- Born: Ellensburg, Washington, U.S.
- Other names: Matthew Treder
- Occupations: Pianist, composer, arranger
- Website: http://matt-treder.com/

= Matt Treder =

Pianist, arranged and composer based in Eugene, Oregon

Matt Treder is a pianist, arranger and composer based in Eugene, Oregon, best known for his work with vocalist Halie Loren, with whom he has performed on, arranged, and co-produced five albums, including the 2009 Just Plain Folks winner for Best Vocal Jazz Album, They Oughta Write a Song. He is on faculty at The John G. Shedd Institute for the Arts and musical director at the Center for Spiritual Living Eugene.

Growing up in Ellensburg, Washington, he began composing music at an early age. At 6, he won a local talent show with an original composition. While in middle school, he composed the score for a musical adaptation of A Midsummer Night's Dream written by his father, Jeff Treder. He has played in jazz combos, toured with country bands, co-founded Eugene cult rock band ToneDawg, composed music for video games and gospel recordings, and collaborated with Dove and Grammy award-winning producer Christopher Stevens.

During his tenure as managing editor of the Cottage Grove Sentinel newspaper, he helped originate the Metropolitan Rhythm & Blues Revue, an annual fundraiser for Cottage Grove High School.

Treder served as pianist and principal arranger for the Eugene Concert Choir's 2010 spring pops concert, The British Invasion.

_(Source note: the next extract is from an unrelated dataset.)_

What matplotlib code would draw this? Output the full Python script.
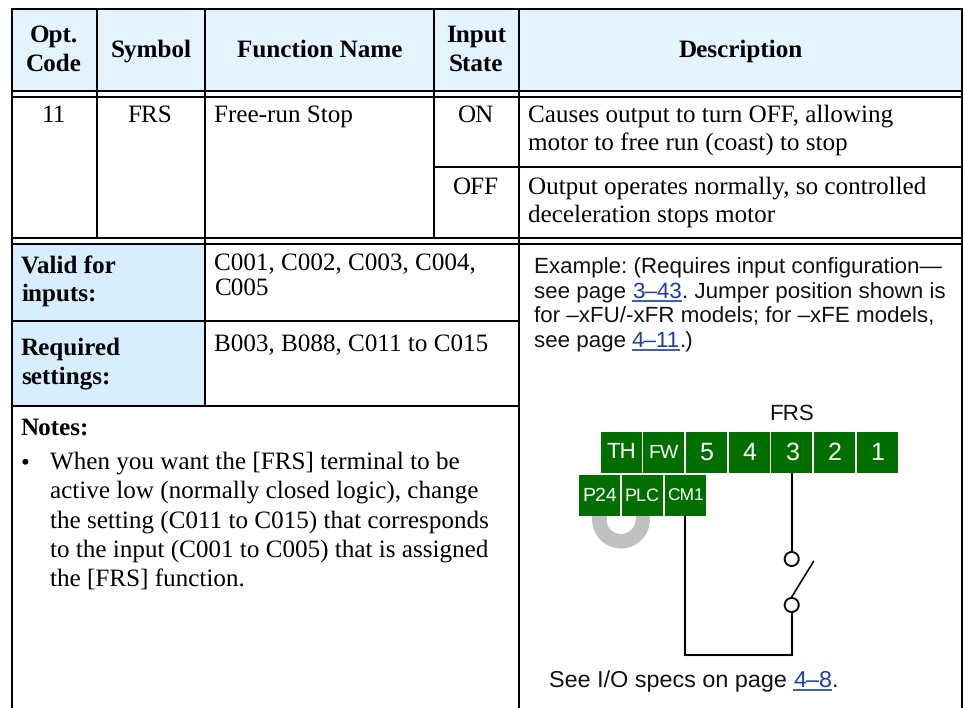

He performs regularly with Satin Love Orchestra and Halie Loren, and is a past member of The Essentials (2009 Register-Guard readers' choice for Best Band) and the Deb Cleveland Band (voted 2008′s best blues vocalist by Eugene Weekly readers). Other performing credits include Michael Tracey (2007 Northwest Harmonica Championship winner), rock-and-roll frontman Leon Smith, Don Latarski, Paul Biondi, Swang, Tim Clarke, the Emerald City Jazz Kings, John Gainer's Inspirational Sounds, Swing Shift, Lydia Miller, Amy Clawson, and the University of Oregon jazz, vocal jazz and gospel ensembles.